November 15, 2006

Pinnacle of Poetry

Posted in culture, family, fiction, film, literature, mythology, novelists, philosophy of mind, poetry, psychology at 9:40 am by Jerry

After re-reading Becky’s post on our baby blog, I wonder how frustrated our child may get because of how badly we misunderstand him/her. Articulation is such a challenge. I consider it one of my greatest weaknesses. I’m not exactly superhuman in other areas either, but in some sense, ineffability has become my Kryptonite. (Maybe that’s why I’m so hard on those who pursue ineffability.)

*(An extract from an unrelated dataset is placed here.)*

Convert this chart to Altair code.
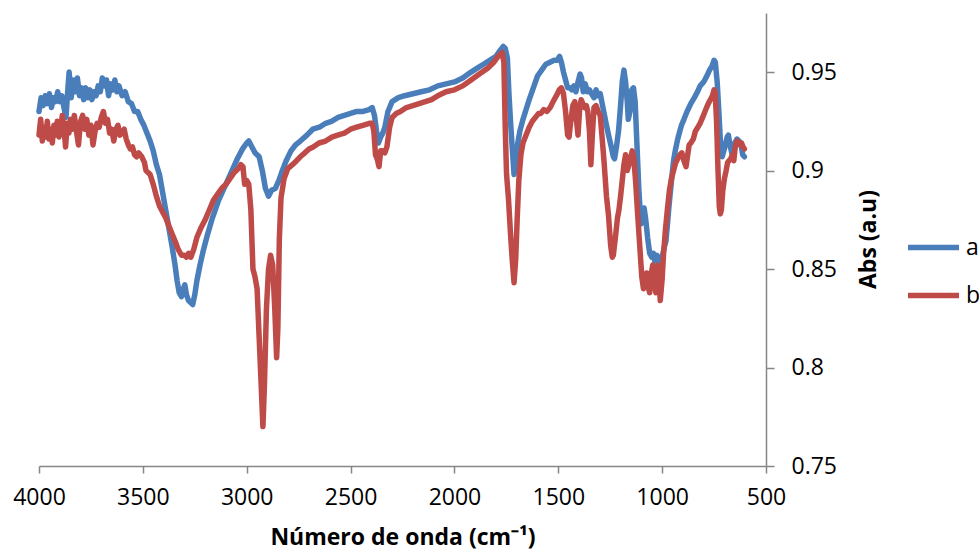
import altair as alt
import pandas as pd

# ---- data ----
wn_a = [4000, 3990, 3980, 3970, 3960, 3950, 3940, 3930, 3920, 3910, 3900, 3890, 3880, 3870, 3862, 3855,
        3845, 3835, 3825, 3815, 3805, 3795, 3785, 3775, 3765, 3755, 3745, 3735, 3725, 3715, 3705, 3695,
        3685, 3675, 3665, 3655, 3645, 3635, 3625, 3615, 3600, 3585, 3570, 3555, 3540, 3525, 3510, 3495,
        3480, 3465, 3450, 3435, 3420, 3405, 3390, 3375, 3360, 3345, 3335, 3325, 3314, 3305, 3298, 3290,
        3280, 3270, 3260, 3250, 3240, 3225, 3210, 3190, 3165, 3135, 3105, 3075, 3045, 3020, 3000, 2990,
        2975, 2960, 2940, 2925, 2910, 2895, 2880, 2862, 2845, 2832, 2810, 2787, 2765, 2742, 2710, 2682,
        2650, 2620, 2592, 2560, 2530, 2500, 2470, 2440, 2410, 2396, 2385, 2375, 2366, 2355, 2345, 2335,
        2320, 2300, 2270, 2240, 2200, 2160, 2120, 2080, 2040, 2000, 1960, 1920, 1890, 1860, 1830, 1800,
        1780, 1765, 1755, 1745, 1738, 1730, 1722, 1713, 1705, 1695, 1685, 1670, 1655, 1640, 1620, 1600,
        1580, 1560, 1540, 1520, 1505, 1494, 1485, 1475, 1465, 1455, 1445, 1435, 1425, 1415, 1405, 1395,
        1388, 1380, 1370, 1360, 1350, 1340, 1328, 1318, 1308, 1298, 1285, 1270, 1258, 1245, 1235, 1229,
        1220, 1210, 1200, 1192, 1184, 1176, 1168, 1163, 1155, 1146, 1138, 1130, 1120, 1112, 1102, 1095,
        1087, 1080, 1070, 1060, 1050, 1042, 1035, 1025, 1012, 1000, 990, 982, 975, 967, 955, 945,
        937, 925, 915, 907, 895, 880, 862, 845, 830, 817, 800, 785, 772, 760, 750, 744,
        735, 727, 720, 711, 703, 695, 687, 681, 673, 665, 660, 650, 640, 630, 620, 612, 604]
abs_a = [0.930, 0.937, 0.933, 0.938, 0.934, 0.939, 0.932, 0.937, 0.935, 0.940, 0.935, 0.938, 0.932, 0.927, 0.940, 0.950,
         0.937, 0.946, 0.940, 0.947, 0.938, 0.942, 0.936, 0.942, 0.937, 0.941, 0.936, 0.940, 0.938, 0.943, 0.940, 0.947,
         0.943, 0.946, 0.938, 0.944, 0.941, 0.946, 0.940, 0.943, 0.938, 0.940, 0.935, 0.934, 0.930, 0.930, 0.926, 0.923,
         0.919, 0.915, 0.910, 0.903, 0.898, 0.889, 0.880, 0.871, 0.862, 0.852, 0.844, 0.838, 0.836, 0.840, 0.842, 0.837,
         0.834, 0.833, 0.832, 0.837, 0.844, 0.852, 0.859, 0.867, 0.876, 0.885, 0.892, 0.899, 0.906, 0.911, 0.914, 0.915,
         0.912, 0.909, 0.907, 0.900, 0.891, 0.887, 0.890, 0.891, 0.895, 0.899, 0.905, 0.910, 0.913, 0.915, 0.918, 0.921,
         0.922, 0.924, 0.925, 0.927, 0.928, 0.929, 0.930, 0.930, 0.931, 0.932, 0.928, 0.920, 0.914, 0.917, 0.919, 0.922,
         0.930, 0.935, 0.937, 0.938, 0.939, 0.940, 0.941, 0.943, 0.944, 0.945, 0.947, 0.950, 0.952, 0.954, 0.956, 0.958,
         0.961, 0.963, 0.962, 0.957, 0.940, 0.925, 0.912, 0.898, 0.905, 0.914, 0.920, 0.926, 0.931, 0.936, 0.942, 0.948,
         0.951, 0.954, 0.955, 0.956, 0.956, 0.958, 0.955, 0.950, 0.946, 0.942, 0.942, 0.941, 0.943, 0.940, 0.945, 0.949,
         0.947, 0.940, 0.944, 0.940, 0.941, 0.939, 0.937, 0.941, 0.938, 0.939, 0.932, 0.924, 0.918, 0.912, 0.907, 0.906,
         0.912, 0.920, 0.933, 0.945, 0.951, 0.945, 0.935, 0.926, 0.930, 0.941, 0.942, 0.935, 0.910, 0.890, 0.873, 0.878,
         0.881, 0.876, 0.866, 0.858, 0.856, 0.858, 0.854, 0.857, 0.853, 0.856, 0.861, 0.864, 0.872, 0.882, 0.895, 0.905,
         0.910, 0.916, 0.920, 0.923, 0.926, 0.930, 0.934, 0.937, 0.940, 0.943, 0.945, 0.948, 0.951, 0.953, 0.956, 0.955,
         0.945, 0.930, 0.916, 0.907, 0.910, 0.913, 0.917, 0.918, 0.913, 0.909, 0.910, 0.914, 0.916, 0.915, 0.913, 0.908, 0.907]

wn_b = [4000, 3992, 3984, 3976, 3968, 3960, 3952, 3944, 3936, 3928, 3920, 3912, 3904, 3896, 3888, 3880,
        3872, 3864, 3856, 3848, 3840, 3830, 3820, 3810, 3800, 3790, 3780, 3770, 3760, 3750, 3740, 3730,
        3720, 3710, 3700, 3690, 3680, 3670, 3660, 3650, 3640, 3630, 3620, 3610, 3600, 3590, 3580, 3570,
        3560, 3550, 3540, 3530, 3520, 3505, 3492, 3485, 3475, 3465, 3450, 3435, 3420, 3405, 3390, 3375,
        3360, 3344, 3330, 3314, 3300, 3290, 3280, 3269, 3255, 3240, 3220, 3200, 3180, 3160, 3140, 3120,
        3100, 3080, 3060, 3040, 3028, 3018, 3010, 3000, 2990, 2980, 2970, 2960, 2950, 2940, 2930, 2922,
        2915, 2905, 2895, 2885, 2875, 2865, 2856, 2850, 2843, 2835, 2820, 2802, 2780, 2760, 2742, 2720,
        2700, 2680, 2652, 2620, 2590, 2562, 2530, 2500, 2471, 2440, 2410, 2396, 2388, 2380, 2372, 2363,
        2355, 2345, 2335, 2325, 2312, 2300, 2280, 2260, 2231, 2200, 2170, 2140, 2110, 2080, 2040, 2000,
        1960, 1920, 1880, 1840, 1810, 1790, 1779, 1770, 1762, 1755, 1749, 1740, 1730, 1722, 1713, 1705,
        1698, 1690, 1680, 1670, 1655, 1640, 1625, 1610, 1595, 1584, 1570, 1555, 1539, 1525, 1509, 1495,
        1485, 1475, 1465, 1455, 1448, 1440, 1430, 1420, 1412, 1405, 1398, 1390, 1382, 1373, 1365, 1358,
        1350, 1343, 1336, 1328, 1318, 1308, 1298, 1290, 1280, 1268, 1258, 1248, 1240, 1235, 1225, 1215,
        1208, 1200, 1192, 1184, 1176, 1168, 1160, 1152, 1144, 1137, 1128, 1118, 1108, 1098, 1090, 1082,
        1075, 1068, 1060, 1052, 1045, 1038, 1030, 1022, 1015, 1009, 1000, 993, 985, 975, 965, 955,
        945, 935, 925, 915, 905, 895, 885, 877, 870, 862, 850, 840, 828, 817, 805, 790,
        778, 768, 758, 750, 745, 738, 731, 725, 720, 715, 708, 700, 692, 685, 678, 670,
        662, 655, 648, 640, 632, 625, 618, 610, 604]
abs_b = [0.918, 0.926, 0.915, 0.922, 0.917, 0.925, 0.916, 0.921, 0.914, 0.923, 0.918, 0.925, 0.917, 0.920, 0.928, 0.922,
         0.912, 0.924, 0.919, 0.926, 0.921, 0.928, 0.920, 0.913, 0.925, 0.928, 0.921, 0.926, 0.918, 0.923, 0.913, 0.920,
         0.924, 0.922, 0.927, 0.930, 0.924, 0.926, 0.919, 0.921, 0.915, 0.921, 0.923, 0.918, 0.919, 0.921, 0.916, 0.913,
         0.911, 0.912, 0.908, 0.907, 0.909, 0.907, 0.904, 0.900, 0.899, 0.898, 0.893, 0.887, 0.882, 0.879, 0.876, 0.872,
         0.868, 0.864, 0.860, 0.857, 0.857, 0.856, 0.858, 0.856, 0.860, 0.866, 0.871, 0.875, 0.880, 0.885, 0.888, 0.891,
         0.893, 0.896, 0.899, 0.901, 0.903, 0.902, 0.893, 0.895, 0.893, 0.880, 0.850, 0.846, 0.840, 0.815, 0.790, 0.770,
         0.790, 0.830, 0.850, 0.857, 0.852, 0.830, 0.805, 0.820, 0.865, 0.886, 0.896, 0.901, 0.903, 0.905, 0.907, 0.909,
         0.911, 0.912, 0.914, 0.915, 0.917, 0.918, 0.919, 0.921, 0.922, 0.923, 0.924, 0.924, 0.920, 0.908, 0.906, 0.902,
         0.910, 0.910, 0.909, 0.912, 0.922, 0.927, 0.929, 0.930, 0.932, 0.933, 0.934, 0.935, 0.936, 0.938, 0.940, 0.941,
         0.943, 0.946, 0.949, 0.952, 0.955, 0.958, 0.959, 0.960, 0.955, 0.920, 0.898, 0.886, 0.868, 0.855, 0.843, 0.855,
         0.875, 0.895, 0.908, 0.914, 0.918, 0.922, 0.925, 0.927, 0.929, 0.929, 0.931, 0.930, 0.932, 0.935, 0.938, 0.941,
         0.942, 0.939, 0.930, 0.918, 0.917, 0.925, 0.933, 0.935, 0.925, 0.918, 0.930, 0.936, 0.934, 0.932, 0.933, 0.930,
         0.920, 0.903, 0.918, 0.932, 0.933, 0.930, 0.928, 0.918, 0.905, 0.887, 0.877, 0.862, 0.856, 0.857, 0.866, 0.876,
         0.880, 0.887, 0.895, 0.903, 0.908, 0.900, 0.903, 0.906, 0.910, 0.907, 0.895, 0.878, 0.862, 0.846, 0.840, 0.844,
         0.848, 0.841, 0.838, 0.848, 0.852, 0.843, 0.838, 0.852, 0.845, 0.834, 0.845, 0.858, 0.869, 0.880, 0.890, 0.896,
         0.900, 0.904, 0.906, 0.908, 0.909, 0.905, 0.902, 0.908, 0.913, 0.914, 0.916, 0.920, 0.922, 0.924, 0.927, 0.931,
         0.934, 0.936, 0.938, 0.941, 0.940, 0.925, 0.900, 0.882, 0.878, 0.880, 0.890, 0.896, 0.900, 0.904, 0.905, 0.906,
         0.908, 0.905, 0.912, 0.915, 0.914, 0.913, 0.914, 0.912, 0.911]

series_names = ["a", "b"]
series_colors = ["#4A7EBB", "#BE4B48"]
x_ticks = [4000, 3500, 3000, 2500, 2000, 1500, 1000, 500]
y_ticks = [0.75, 0.8, 0.85, 0.9, 0.95]

df = pd.concat([
    pd.DataFrame({"wn": wn_a, "abs": abs_a, "serie": "a"}),
    pd.DataFrame({"wn": wn_b, "abs": abs_b, "serie": "b"}),
], ignore_index=True)

FONT = "Open Sans"
GRAY = "#868686"

chart = alt.Chart(df).mark_line(
    strokeWidth=5.5, strokeCap="round", strokeJoin="round"
).encode(
    x=alt.X("wn:Q",
            scale=alt.Scale(domain=[500, 4000], reverse=True, nice=False, zero=False),
            axis=alt.Axis(values=x_ticks, format="d", title="Número de onda (cm⁻¹)",
                          grid=False, tickSize=7, tickColor=GRAY, domainColor=GRAY,
                          domainWidth=1.5, tickWidth=1.5,
                          labelFont=FONT, labelFontSize=23, labelColor="#000000",
                          labelPadding=13, labelFlush=False,
                          titleFont=FONT, titleFontSize=23, titleFontWeight="bold",
                          titleColor="#000000", titlePadding=17)),
    y=alt.Y("abs:Q",
            scale=alt.Scale(domain=[0.75, 0.98], nice=False, zero=False),
            axis=alt.Axis(orient="right", values=y_ticks, format="~g", title="Abs (a.u)",
                          grid=False, tickSize=8, tickColor=GRAY, domainColor=GRAY,
                          domainWidth=1.5, tickWidth=1.5,
                          labelFont=FONT, labelFontSize=23, labelColor="#000000",
                          labelPadding=17, labelBaseline="middle",
                          titleFont=FONT, titleFontSize=23, titleFontWeight="bold",
                          titleColor="#000000", titleAngle=270, titleX=102, titleY=226,
                          titleAlign="center", titleBaseline="middle")),
    color=alt.Color("serie:N",
                    scale=alt.Scale(domain=series_names, range=series_colors),
                    legend=alt.Legend(title=None, orient="none", legendX=866, legendY=206,
                                      symbolType="stroke", symbolSize=2601, symbolStrokeWidth=5.5,
                                      labelFont=FONT, labelFontSize=23, labelColor="#000000",
                                      labelOffset=4, rowPadding=7, padding=0)),
).properties(
    width=727, height=453,
    padding={"left": 39, "top": 13, "right": 213, "bottom": 84},
    autosize="none",
    background="white",
).configure_view(stroke=None)

chart.save("out.html", embed_options={"renderer": "svg", "actions": False})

I can already see the irony in what I’ve just said here, because, my pursuit to improve my ability to articulate my thoughts and feelings about my life and the world I live in, is, in fact, a form of pursuing ineffability. Let me attempt to clarify: I’m not saying any pursuit of ineffability is dangerous. What I am saying, is – destroying or barring forever any knowledge, and the language that carries it, is dangerous. If we pursue ineffability by reaching the limits of knowledge and language after using all knowledge and language available to us, then ineffability can be accepted as a part of our current identity. Arriving at this point, for me, is the pinnacle of poetry.

I say “forever” above, because I see validity in keeping certain knowledge from ourselves until we think we are ready for it. It may seem, at times, knowledge and language can be mirrors that don’t always reveal the best of life, including ourselves. But this shouldn’t make knowledge and language our enemies. I know meaning can often get buried in so-called knowledge and convoluted wordiness. It doesn’t have to. Knowledge and language can reveal meanings, create clarity, and help us understand their limits. These are not characteristics of an enemy, but instead, a friend.

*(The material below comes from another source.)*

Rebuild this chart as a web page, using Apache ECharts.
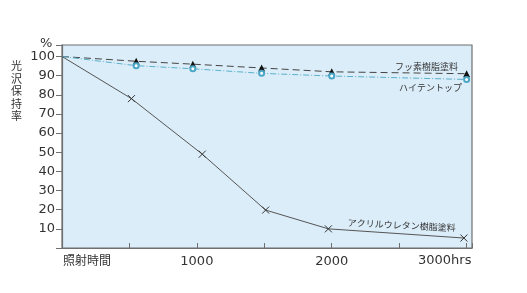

And this is the kind of friend that can empower us. There’s validity in the saying, “Knowledge is power,” as long as that knowledge is in the right hands. How alienated and powerless would we feel if we were not able to articulate who we are to others? How blind would this world be if we barred knowledge of others from ourselves?

Here’s a clip from the movie “Waking Life” – an elaboration of language and the human need to communicate with others…


*[Coffee break needed here. This post doesn’t know if it’s two posts or one.]


There is power in being known and knowing someone’s identity, someone’s true name

My baking and brewing I will do today,
The queen’s son to-morrow I will take away,
No wise man can show the queen where to begin,
For my name, to be sure, is Rumplestiltskin.

Rumpelstiltskin – one of many ineffable names, only, this one was ineffable out of ignorance, not out of fear. Out of fear, other monsters’ names are not uttered because it is felt the utterance would call the monster’s attention to the one speaking their name, as if the monster was omnipresent. This kind of superstitious fear gives more power to the monster and its name than deserved. (A lesson kids can learn from Rowling’s Harry Potter.)

And what, exactly, are the evil doers’ motivations for wanting others and themselves to believe misrepresentations of their own identity? I think it’s because the truth would reveal how small and incompetent the evil doers really are. I think this is the reason why some myth-making novelists portray the paradoxal vampires as incapable of seeing their own reflections. And I say “paradoxal” because these “undead” creatures are also created to have the power of immortality. To me, this represents the lofty value of life, recognizing that as long as life has existed, its always been larger than death.

But I’m getting off track here. Tangents – for good or bad, you’ll find them in all daydreamers.

At a loss without a segue, I’ll return back to the beginning about my child’s articulating abilities and say that I’m also looking forward to the day when our child articulates his/her recognition of us parents by calling out, “Momma” and “Daddy.” But before the little one tries to articulate our self-imposed names, the two of us have to try to make our nameless child named, which is no easy task.

Whatever his or her name will be, someday, I may end up telling the little one that as much as I try to understand her/him, I will not be able to define who s/he is in a few syllables (or a 300 page biography); but I’d be more than willing to help her/him pursue the ineffability of his or her identity through the means of all available knowledge and language. I know it’s presumptuous to pre-plan my fatherly role here, so I’ll just say – I’m looking forward to being there when my child needs my help on his/her journey of struggles.